キャリアの引け目を払しょくし、Bの舞台を目指して邁進


――外国語を学ぶ大学のご出身とのことですが、当然語学が専門ですよね?


そうですね、第二言語は英語で、学校でも英語の教師です。人生は本当にわからないものですね。


――バスケ一筋の方々とちがうチャレンジがコーチとしてあるように思うのですが、いかがですか?


やっぱりこういう機会に初めて参加したときに、最初はすごく緊張しました。自分のキャリアに自信がなかったために、初対面で接する選手たちにも逆に高圧的になってしまったりしたのではないかと、申し訳ない気持ちにもなりました。


でも、強豪校の方々が多くいらっしゃるのは事実なんですけど、今日参加されている方々もそうですが、キャリアがさまざまで必ずしもバスケットボール一筋の方々ばかりではないことがわかってきました。皆さんと知り合い、仲良くさせていただくうちに、心にゆとりを持ちながらこういった機会に参加させてもらえるようになりました。

 

――プロになるために何かしていることはありますか?

 

 プロバスケットボールの世界は、私にとって以前より近い存在になりましたが、まだまだ遠い存在でもあります。だから今は、より良いコーチになれるように著名なコーチの方々がやっているたくさんのウェビナーなどの機会に参加したり、それが近くで開催されるなら実際に足を運びながら、ユースレベルからプロのコーチとつながりを持つようにして、バスケットボール界のいろんな方々とつながれるようにしています。


――いつかBリーグで取材できることを楽しみにしています。


頑張ります!

 


プロコーチとして地元を元気にしたい。さまざまなカテゴリー、さまざまな環境を横断し、豊かな経験を持つコーチになりたい。日本のバスケットボール界を一つにつなげたい。高岡のB.DREAM PROJECTへの志望動機をまとめた資料には、この3点が書かれていた。

 

 B級資格取得に向けた講習会では、出会った人々が皆、カテゴリーや所属と無関係にバスケットボールへの愛情を表現していると感じた。その一方で、教育現場でのコーチングを通じて体育連盟、クラブチーム、Bユースという異なるカテゴリーの連係がさらに良くなれば、魅力的なタレントの育成がより促進されるだろうという肌感覚を持っている。
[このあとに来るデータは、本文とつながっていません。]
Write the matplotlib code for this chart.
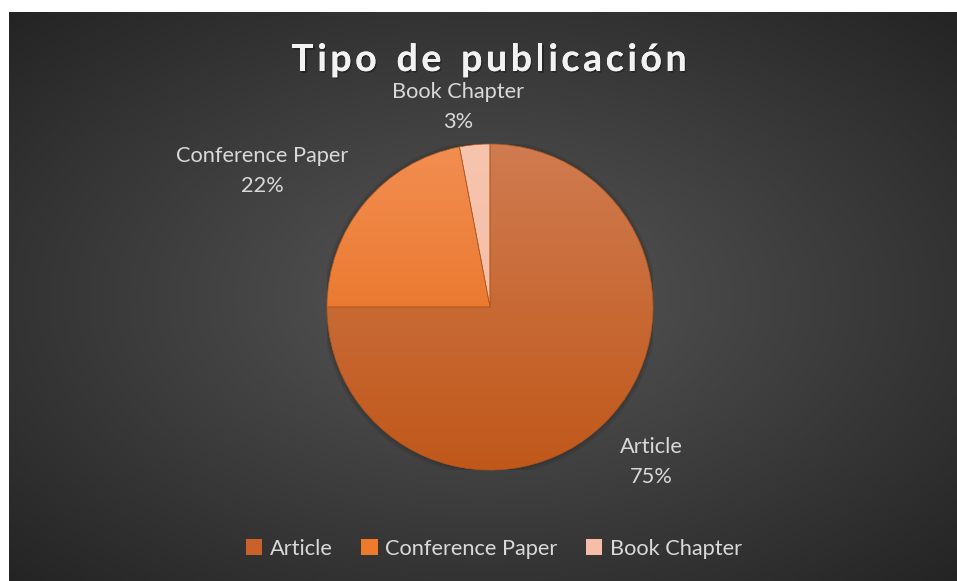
import matplotlib
matplotlib.use("Agg")
import matplotlib.pyplot as plt
import numpy as np
from matplotlib.patches import Patch, Circle
from matplotlib import patheffects as pe
from matplotlib.colors import to_rgb

# data
categories = ["Article", "Conference Paper", "Book Chapter"]
shares = [75, 22, 3]
# gradient colours (top, bottom) and legend colour per slice
top_cols = ["#D07B50", "#F28E52", "#F7C4AE"]
bot_cols = ["#C0581A", "#E4660F", "#F4B9A1"]
legend_cols = ["#C9622A", "#EE7A2C", "#F6BEA7"]
title = "Tipo de publicación"

W, H = 957, 581
fig = plt.figure(figsize=(W / 100, H / 100), dpi=100, facecolor="white")

# background with radial gradient
bg = fig.add_axes([9 / W, 0, (W - 9) / W, (H - 12) / H])
yy, xx = np.mgrid[0:300, 0:500]
cx, cy = 250, 150
r = np.sqrt(((xx - cx) / 250.0) ** 2 + ((yy - cy) / 150.0) ** 2) / np.sqrt(2)
r = np.clip(r, 0, 1)
c_in = np.array(to_rgb("#575757"))
c_out = np.array(to_rgb("#242424"))
img = c_in[None, None, :] * (1 - r[..., None]) + c_out[None, None, :] * r[..., None]
bg.imshow(img, aspect="auto", extent=(0, 1, 0, 1), interpolation="bilinear")
bg.set_axis_off()

# pie axes: centre (490, 307) px, radius 163 px
cxp, cyp, rad = 490, 307, 163
ax = fig.add_axes([(cxp - rad) / W, (H - cyp - rad) / H, 2 * rad / W, 2 * rad / H])
ax.set_axis_off()

# soft shadow round the pie
for k in range(6):
    ax.add_patch(Circle((0, -0.005), 1.0 + 0.006 * k, color="black", alpha=0.03, zorder=1, lw=0))

wedges, _ = ax.pie(shares, startangle=90, counterclock=False, radius=1,
                   colors=legend_cols,
                   wedgeprops=dict(edgecolor="#B5571A", linewidth=0.5))
grad = np.linspace(0, 1, 256)[:, None, None]
for w, t, b in zip(wedges, top_cols, bot_cols):
    g = np.array(to_rgb(t))[None, None, :] * (1 - grad) + np.array(to_rgb(b))[None, None, :] * grad
    im = ax.imshow(g, extent=(-1, 1, -1, 1), aspect="auto", zorder=2, interpolation="bilinear")
    im.set_clip_path(w)
    w.set_facecolor("none")
    w.set_zorder(3)
ax.set_xlim(-1, 1)
ax.set_ylim(-1, 1)

# data labels
label_pos = [(651, 462), (262, 171), (458, 107)]
for name, val, (px, py) in zip(categories, shares, label_pos):
    ax.text((px - cxp) / rad, (cyp - py) / rad, f"{name}\n{val}%", ha="center", va="center",
            fontsize=15.7, color="#D9D9D9", family="Lato", linespacing=1.6, clip_on=False)

# title with letter spacing
renderer = fig.canvas.get_renderer()
fs = 27
widths = []
for ch in title:
    t = fig.text(0, 0, ch if ch != " " else "n", fontsize=fs, fontweight="bold", family="Lato")
    bb = t.get_window_extent(renderer)
    widths.append(bb.width * (0.6 if ch == " " else 1.0))
    t.remove()
spacing = 3.6
total = sum(widths) + spacing * (len(title) - 1)
x = 489 - total / 2
for ch, wd in zip(title, widths):
    if ch != " ":
        fig.text(x / W, 1 - 60 / H, ch, fontsize=fs, fontweight="bold", family="Lato",
                 color="#F2F2F2", ha="left", va="center",
                 path_effects=[pe.withSimplePatchShadow(offset=(1, -1.2), shadow_rgbFace="black", alpha=0.3),
                               pe.Normal()])
    x += wd + spacing

# legend
handles = [Patch(facecolor=c, edgecolor="none") for c in legend_cols]
fig.legend(handles, categories, loc="center", bbox_to_anchor=(494 / W, 1 - 549 / H), ncol=3,
           frameon=False, handlelength=0.75, handleheight=0.75, handletextpad=0.35,
           columnspacing=1.3, labelcolor="#D9D9D9", prop={"family": "Lato", "size": 15.7})

fig.savefig("out.png", dpi=100, facecolor="white")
自身のこれまでのキャリアにプロを目指す経験、実際にプロでチームを率いる経験を加えることで、日本のバスケットボール界が一つのファミリーとしてさらに強くなる助けができるかもしれない。結果として地元のコミュニティーを元気にできるに違いない。そうしたい。


夢を語り、力強く追いかける教員コーチ。その姿が、指導する立場でかかわる若者たちにさらに大きな夢を語ることだろう。